▸ EXERCISE BRIEF: Please quote exactly the lines below from the line containing "Convert this chart to Apache ECharts code." to the line containing "2.1 represents the", both lines included, and nothing else.

▸ SUPPLIED INFORMATION:
◇ ◇ ◇ ◇ ◇

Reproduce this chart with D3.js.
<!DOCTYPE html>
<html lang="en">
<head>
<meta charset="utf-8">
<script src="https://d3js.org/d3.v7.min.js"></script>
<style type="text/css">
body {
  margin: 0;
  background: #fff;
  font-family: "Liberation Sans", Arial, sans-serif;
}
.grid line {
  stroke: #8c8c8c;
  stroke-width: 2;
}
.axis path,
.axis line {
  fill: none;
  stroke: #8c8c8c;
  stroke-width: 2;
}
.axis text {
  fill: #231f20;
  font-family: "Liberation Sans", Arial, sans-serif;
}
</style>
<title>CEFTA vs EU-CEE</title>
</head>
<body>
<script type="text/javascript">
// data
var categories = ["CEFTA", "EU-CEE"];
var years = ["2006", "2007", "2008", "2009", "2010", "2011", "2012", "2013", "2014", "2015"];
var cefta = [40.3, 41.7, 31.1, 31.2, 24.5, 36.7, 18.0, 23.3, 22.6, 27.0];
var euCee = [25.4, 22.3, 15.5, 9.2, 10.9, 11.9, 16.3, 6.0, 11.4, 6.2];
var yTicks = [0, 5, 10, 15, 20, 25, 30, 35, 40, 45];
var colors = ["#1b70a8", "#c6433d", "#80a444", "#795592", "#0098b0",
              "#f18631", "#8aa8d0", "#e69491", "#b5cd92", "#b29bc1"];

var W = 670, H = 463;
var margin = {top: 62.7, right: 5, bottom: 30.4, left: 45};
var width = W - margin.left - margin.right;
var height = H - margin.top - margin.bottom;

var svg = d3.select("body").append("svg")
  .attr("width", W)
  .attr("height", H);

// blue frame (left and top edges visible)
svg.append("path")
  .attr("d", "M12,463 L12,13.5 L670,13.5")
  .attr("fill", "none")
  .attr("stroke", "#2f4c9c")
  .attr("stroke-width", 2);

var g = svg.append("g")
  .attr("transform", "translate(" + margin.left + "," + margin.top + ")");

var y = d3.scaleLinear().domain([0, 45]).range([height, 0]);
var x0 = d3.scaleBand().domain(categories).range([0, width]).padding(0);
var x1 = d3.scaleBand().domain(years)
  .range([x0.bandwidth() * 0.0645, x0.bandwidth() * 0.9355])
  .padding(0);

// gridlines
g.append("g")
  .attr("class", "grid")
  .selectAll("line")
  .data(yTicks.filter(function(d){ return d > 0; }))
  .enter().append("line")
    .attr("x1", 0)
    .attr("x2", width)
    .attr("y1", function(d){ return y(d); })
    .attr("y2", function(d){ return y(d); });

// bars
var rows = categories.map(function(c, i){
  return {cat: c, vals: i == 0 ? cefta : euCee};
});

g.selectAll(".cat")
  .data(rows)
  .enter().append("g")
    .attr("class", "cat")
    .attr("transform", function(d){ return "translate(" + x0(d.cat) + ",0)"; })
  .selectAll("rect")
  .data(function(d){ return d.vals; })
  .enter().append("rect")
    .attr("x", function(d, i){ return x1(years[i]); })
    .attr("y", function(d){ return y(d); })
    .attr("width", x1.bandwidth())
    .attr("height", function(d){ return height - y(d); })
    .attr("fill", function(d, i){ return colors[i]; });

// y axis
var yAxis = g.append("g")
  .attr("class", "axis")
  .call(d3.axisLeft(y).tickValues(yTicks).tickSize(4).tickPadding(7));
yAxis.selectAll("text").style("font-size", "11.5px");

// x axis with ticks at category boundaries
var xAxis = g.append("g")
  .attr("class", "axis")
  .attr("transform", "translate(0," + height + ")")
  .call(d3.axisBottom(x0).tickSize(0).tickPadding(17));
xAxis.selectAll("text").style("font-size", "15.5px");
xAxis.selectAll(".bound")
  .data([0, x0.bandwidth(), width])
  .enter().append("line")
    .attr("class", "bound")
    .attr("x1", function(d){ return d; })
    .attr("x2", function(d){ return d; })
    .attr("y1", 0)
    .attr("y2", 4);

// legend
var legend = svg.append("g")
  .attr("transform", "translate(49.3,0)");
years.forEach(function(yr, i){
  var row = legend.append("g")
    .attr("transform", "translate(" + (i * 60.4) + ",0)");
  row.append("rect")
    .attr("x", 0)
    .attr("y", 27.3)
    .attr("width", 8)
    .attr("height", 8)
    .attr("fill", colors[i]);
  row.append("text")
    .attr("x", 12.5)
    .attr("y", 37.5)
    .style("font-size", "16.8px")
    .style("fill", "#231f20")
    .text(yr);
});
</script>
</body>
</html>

◇ ◇ ◇ ◇ ◇

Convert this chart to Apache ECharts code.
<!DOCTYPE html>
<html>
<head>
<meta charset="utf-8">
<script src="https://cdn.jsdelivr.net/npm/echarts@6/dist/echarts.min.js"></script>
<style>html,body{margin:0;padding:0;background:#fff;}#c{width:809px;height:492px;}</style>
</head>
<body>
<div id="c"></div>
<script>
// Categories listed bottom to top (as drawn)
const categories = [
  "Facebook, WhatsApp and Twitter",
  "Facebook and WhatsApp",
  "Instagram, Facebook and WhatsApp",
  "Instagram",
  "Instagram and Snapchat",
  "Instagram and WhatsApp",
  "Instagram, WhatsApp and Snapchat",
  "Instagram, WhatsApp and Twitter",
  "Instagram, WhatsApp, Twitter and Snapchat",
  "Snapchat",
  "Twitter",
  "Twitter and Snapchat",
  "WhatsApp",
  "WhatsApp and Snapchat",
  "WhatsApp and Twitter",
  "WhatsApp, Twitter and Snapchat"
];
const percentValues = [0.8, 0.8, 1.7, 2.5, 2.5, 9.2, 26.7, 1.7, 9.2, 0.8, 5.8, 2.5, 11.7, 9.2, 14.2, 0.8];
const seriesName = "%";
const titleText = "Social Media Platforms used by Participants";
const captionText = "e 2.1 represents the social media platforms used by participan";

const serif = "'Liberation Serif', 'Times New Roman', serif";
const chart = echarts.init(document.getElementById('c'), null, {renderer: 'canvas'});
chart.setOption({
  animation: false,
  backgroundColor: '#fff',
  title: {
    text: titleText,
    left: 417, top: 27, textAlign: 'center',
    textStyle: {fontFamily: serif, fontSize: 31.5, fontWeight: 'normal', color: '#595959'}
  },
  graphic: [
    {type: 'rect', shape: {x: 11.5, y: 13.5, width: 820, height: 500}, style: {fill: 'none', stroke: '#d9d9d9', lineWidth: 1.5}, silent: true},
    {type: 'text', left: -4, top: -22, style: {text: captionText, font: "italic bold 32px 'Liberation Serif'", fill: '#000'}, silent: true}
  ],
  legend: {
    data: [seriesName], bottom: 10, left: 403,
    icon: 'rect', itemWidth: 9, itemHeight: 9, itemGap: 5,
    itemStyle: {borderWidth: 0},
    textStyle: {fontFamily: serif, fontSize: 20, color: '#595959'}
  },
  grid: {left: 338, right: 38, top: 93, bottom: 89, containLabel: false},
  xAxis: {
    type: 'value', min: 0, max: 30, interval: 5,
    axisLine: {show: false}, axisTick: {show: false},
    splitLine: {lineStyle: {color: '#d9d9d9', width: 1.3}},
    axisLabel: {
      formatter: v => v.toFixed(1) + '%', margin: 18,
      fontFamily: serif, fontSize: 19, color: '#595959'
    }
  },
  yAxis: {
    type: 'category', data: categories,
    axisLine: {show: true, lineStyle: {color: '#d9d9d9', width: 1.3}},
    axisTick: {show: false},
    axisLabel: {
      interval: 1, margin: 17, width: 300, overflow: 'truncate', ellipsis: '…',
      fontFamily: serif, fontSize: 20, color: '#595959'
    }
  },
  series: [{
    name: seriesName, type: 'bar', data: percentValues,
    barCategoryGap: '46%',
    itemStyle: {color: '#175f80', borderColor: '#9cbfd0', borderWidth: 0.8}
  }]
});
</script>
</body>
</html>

◇ ◇ ◇ ◇ ◇

▸ TASK SOLUTION:
Convert this chart to Apache ECharts code.
<!DOCTYPE html>
<html>
<head>
<meta charset="utf-8">
<script src="https://cdn.jsdelivr.net/npm/echarts@6/dist/echarts.min.js"></script>
<style>html,body{margin:0;padding:0;background:#fff;}#c{width:809px;height:492px;}</style>
</head>
<body>
<div id="c"></div>
<script>
// Categories listed bottom to top (as drawn)
const categories = [
  "Facebook, WhatsApp and Twitter",
  "Facebook and WhatsApp",
  "Instagram, Facebook and WhatsApp",
  "Instagram",
  "Instagram and Snapchat",
  "Instagram and WhatsApp",
  "Instagram, WhatsApp and Snapchat",
  "Instagram, WhatsApp and Twitter",
  "Instagram, WhatsApp, Twitter and Snapchat",
  "Snapchat",
  "Twitter",
  "Twitter and Snapchat",
  "WhatsApp",
  "WhatsApp and Snapchat",
  "WhatsApp and Twitter",
  "WhatsApp, Twitter and Snapchat"
];
const percentValues = [0.8, 0.8, 1.7, 2.5, 2.5, 9.2, 26.7, 1.7, 9.2, 0.8, 5.8, 2.5, 11.7, 9.2, 14.2, 0.8];
const seriesName = "%";
const titleText = "Social Media Platforms used by Participants";
const captionText = "e 2.1 represents the social media platforms used by participan";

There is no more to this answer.